Sunday, March 27, 2011

"Good Americans, when they die, go to Paris"

         So I’d been getting real nervous. See, it’s nearly the end of March and Friday was the 70th day I’d been in France and all I’d seen of Paris was Charles de Gaulle airport and Montparnasse Train Station.  Unacceptable. And I was getting nervous because everyone here has been to Paris at least once, often twice, or more, or you know just casually lived there for a while but I’d hadn’t so much as glimpsed the Eiffel Tower and was worried no one would want to go with me. Luckily, my darling friends Laura and Newton agreed to make the trip and though we are abysmal planners and frighteningly adept procrastinators, we managed to get tickets and (the day before we left) find cheap beds in a hostel.

         The sun rose on Friday morning, bright and cheerful and I awoke with it—grumpy, groggy, drowning in post-red wine misery, and feeling like I’d been ever-so-gently curb-stomped. Joy. 40 minutes of intense struggle later, I stumbled out the door, flailed my way to the bus and tripped onto the train and was off! Watch out Paris, here I come.  

          We checked into our hostel and immediately wandered off to see Notre Dame. Of all the churches I’ve already seen in Europe (and I promise, there are 12 kajillion) she really is a stunna. Not to mention that it was 70 degrees and sunny, which was absolutely sensational. Anyway, we got our flying buttress on and wandered around inside—admiring the beautiful stained glass and all of the secret intricacies hidden in every corner. Apres ça, we wandered down the along the Seine in the brilliant sunshine and summer-esque heat until we made it to the Musee D’Orsay. This museum, for those who may not know, houses a lot of the ‘newer’ European art like Impressionist paintings and the like. So, naturally, it was mah jam. Art aside, the inside of the museum/the architecture is awesome too. They don’t let you take any pictures in the museum, but here’s one I stole from Google. Thanks Google!
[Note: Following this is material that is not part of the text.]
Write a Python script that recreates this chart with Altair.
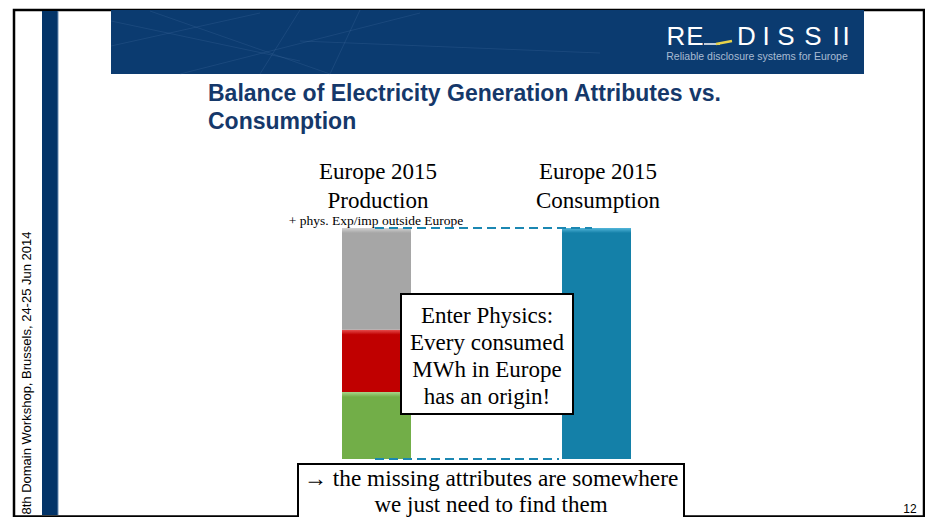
import altair as alt
import pandas as pd

# ---- data ----
columns = ["Production", "Consumption"]
segments = ["Green", "Red", "Grey", "Consumption"]
segment_column = ["Production", "Production", "Production", "Consumption"]
segment_values = [29, 27, 44, 100]
segment_order = [1, 2, 3, 1]
segment_colors = ["#72AE48", "#C00000", "#A6A6A6", "#1480A8"]
segment_highlight = ["#A8D48A", "#E85050", "#D2D2D2", "#52B6DA"]

title_lines = ["Balance of Electricity Generation Attributes vs.", "Consumption"]
col_labels = [["Europe 2015", "Production"], ["Europe 2015", "Consumption"]]
note = "+ phys. Exp/imp outside Europe"
physics_lines = ["Enter Physics:", "Every consumed", "MWh in Europe", "has an origin!"]
bottom_lines = ["\u2192 the missing attributes are somewhere", "we just need to find them"]
side_text = "8th Domain Workshop, Brussels, 24-25 Jun 2014"
page_no = "12"
logo_letters = ["R", "E", "D", "I", "S", "S", "I", "I"]
logo_sub = "Reliable disclosure systems for Europe"

df = pd.DataFrame({
    "column": segment_column,
    "segment": segments,
    "value": segment_values,
    "order": segment_order,
})

one = pd.DataFrame({"k": [0]})

def px(X):
    return X - 8

def py(Y):
    return Y - 8

def rect(x1, y1, x2, y2, fill, stroke=None, sw=0, opacity=1):
    kw = dict(fill=fill, opacity=opacity)
    if stroke:
        kw.update(stroke=stroke, strokeWidth=sw)
    else:
        kw.update(strokeWidth=0)
    return alt.Chart(one).mark_rect(**kw).encode(
        x=alt.value(px(x1)), x2=alt.value(px(x2)),
        y=alt.value(py(y1)), y2=alt.value(py(y2)))

def text(t, X, Y, size, font="Liberation Serif", color="black", align="center",
         baseline="middle", weight="normal", angle=0):
    kw = dict(text=t, fontSize=size, font=font, color=color, align=align,
              baseline=baseline, fontWeight=weight)
    if angle:
        kw["angle"] = angle
    return alt.Chart(one).mark_text(**kw).encode(
        x=alt.value(px(X)), y=alt.value(py(Y)))

def line(x1, y1, x2, y2, color, w=1, opacity=1):
    return alt.Chart(one).mark_rule(color=color, strokeWidth=w, opacity=opacity).encode(
        x=alt.value(px(x1)), x2=alt.value(px(x2)),
        y=alt.value(py(y1)), y2=alt.value(py(y2)))

layers = []
# slide frame
layers.append(rect(14, 9, 924, 515.5, "white", "black", 2.5))
# left sidebar
layers.append(rect(42, 10, 58, 514, "#033468"))
layers.append(line(58, 10, 58, 514, "#6F8FB5", 1))
# banner
layers.append(rect(111, 9, 864, 73, "#0B3B70"))
for (a, b, c, d) in [(111, 20, 300, 60), (150, 10, 330, 73), (180, 73, 420, 12),
                     (111, 45, 260, 12), (260, 73, 300, 9), (330, 73, 360, 9),
                     (300, 40, 600, 52)]:
    layers.append(line(a, b, c, d, "#5C86B8", 1, 0.18))
# logo
for ch, X in zip(logo_letters, [676, 695, 746.5, 766, 786, 813, 836, 846]):
    layers.append(text(ch, X, 44, 26, font="Liberation Sans", color="white",
                       baseline="alphabetic"))
layers.append(line(704, 43, 720, 43, "white", 1.5))
layers.append(line(716, 43, 732, 40, "#E8D24A", 2.5))
layers.append(text(logo_sub, 757, 56, 10.5, font="Liberation Sans", color="#A9BBD3"))
# title
layers.append(text(title_lines[0], 208, 93, 23, font="Liberation Sans", color="#15386A",
                   align="left", weight="bold"))
layers.append(text(title_lines[1], 208, 121, 23, font="Liberation Sans", color="#15386A",
                   align="left", weight="bold"))
# column labels
for lab, X in zip(col_labels, [378, 598]):
    layers.append(text(lab[0], X, 171, 23))
    layers.append(text(lab[1], X, 200, 23))
layers.append(text(note, 376, 220, 13.5))

# bars (stacked, one layer per segment so each gets its bevel highlight)
xs = alt.X("column:N", axis=None,
           scale=alt.Scale(domain=columns, range=[px(342), px(631)],
                           paddingInner=0.6864, paddingOuter=0))
ys = alt.Scale(domain=[0, 100], range=[py(458), py(227)], nice=False)
stacked = alt.Chart(df).transform_stack(
    stack="value", groupby=["column"], sort=[alt.SortField("order")], as_=["v0", "v1"])
px_per_unit = (458 - 227) / 100.0
for seg, val, col, hi in zip(segments, segment_values, segment_colors, segment_highlight):
    f = min(0.5, 5.0 / (val * px_per_unit))
    grad = alt.Gradient(gradient="linear", x1=0, x2=0, y1=0, y2=1, stops=[
        alt.GradientStop(color=hi, offset=0),
        alt.GradientStop(color=col, offset=f),
        alt.GradientStop(color=col, offset=1),
    ])
    layers.append(
        stacked.transform_filter(alt.datum.segment == seg)
        .mark_bar(color=grad)
        .encode(x=xs, y=alt.Y("v0:Q", axis=None, scale=ys), y2="v1:Q")
    )

# dashed balance lines
layers.append(alt.Chart(one).mark_rule(color="#1B87B2", strokeWidth=2, strokeDash=[9, 5]).encode(
    x=alt.value(px(375)), x2=alt.value(px(592)), y=alt.datum(100)))
layers.append(alt.Chart(one).mark_rule(color="#1B87B2", strokeWidth=2, strokeDash=[9, 5]).encode(
    x=alt.value(px(375)), x2=alt.value(px(559)), y=alt.datum(0)))

# physics box
layers.append(rect(401, 293, 573, 413, "white", "black", 2))
for i, t in enumerate(physics_lines):
    layers.append(text(t, 487, 315 + i * 27, 23))

# bottom box
layers.append(rect(298, 463, 684, 560, "white", "black", 2))
layers.append(text(bottom_lines[0], 491, 478, 23.3))
layers.append(text(bottom_lines[1], 491, 504, 23))

# side text and page number
layers.append(text(side_text, 27, 372, 13, font="Liberation Sans", angle=270))
layers.append(text(page_no, 910, 508, 12, font="Liberation Sans"))

chart = alt.layer(*layers).properties(
    width=917, height=509,
    autosize=alt.AutoSizeParams(type="fit", contains="padding"),
    padding=0,
    background="white",
).configure_view(stroke=None)

chart.save("out.html", embed_options={"renderer": "svg", "actions": False})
          Hard to say what my favorite thing was in this museum and to differentiate what I saw here from what I saw in the Louvre, soo much great art in so few days! Eep! The little art nerd in me was so excited. I have such a fond spot in my heart for Cezanne’s Apples and Oranges since a poster of it has hung in my bathroom at home since I can remember and you can see it every time you look in the mirror. So that made me smile. There were Monet’s Rouen Cathedrals (pee your pants good) and Van Gogh’s Starry Night over the Rhone and one of his self-portraits and soo soo many other masterpieces. Being unaccustomed to waking up before 7AM, all of us were pooped by the end of the museum so we decided to walk to the Eiffel tower and just lay in the grass for a while. So, we walked down by the Seine again and en route we saw this guy:


          Woo! Valentinoooo! He’s so cooool! He had just finished walking his pug and was climbing into the backseat of a very suave car. Definitely the most famous person I’ve ever seen. We pointed and stared blatantly like idiots, but it was totes worth it. Anyway we wandered to the Eiffel Tower (gah!) which is just as cool as I always imagined. I’m just astonished that it exists in real life. Before I saw it it almost felt like one of those things that doesn’t really exist and Hollywood just made up to make Paris look better in movies. But no, it’s real! We lay in the grass for a while and openly mocked some stupid American ginger biddie who was trying so hard to impress the two guys she was with and was failing horribly. I include the fact that she was a ginger merely because she literally talked to them about her ginger hair for about fifteen minutes strait. Girl—no one cares if anyone else in your family is a ginger or not or how interesting and different you think you are because you’re a ginger. Shut up. Go back to America.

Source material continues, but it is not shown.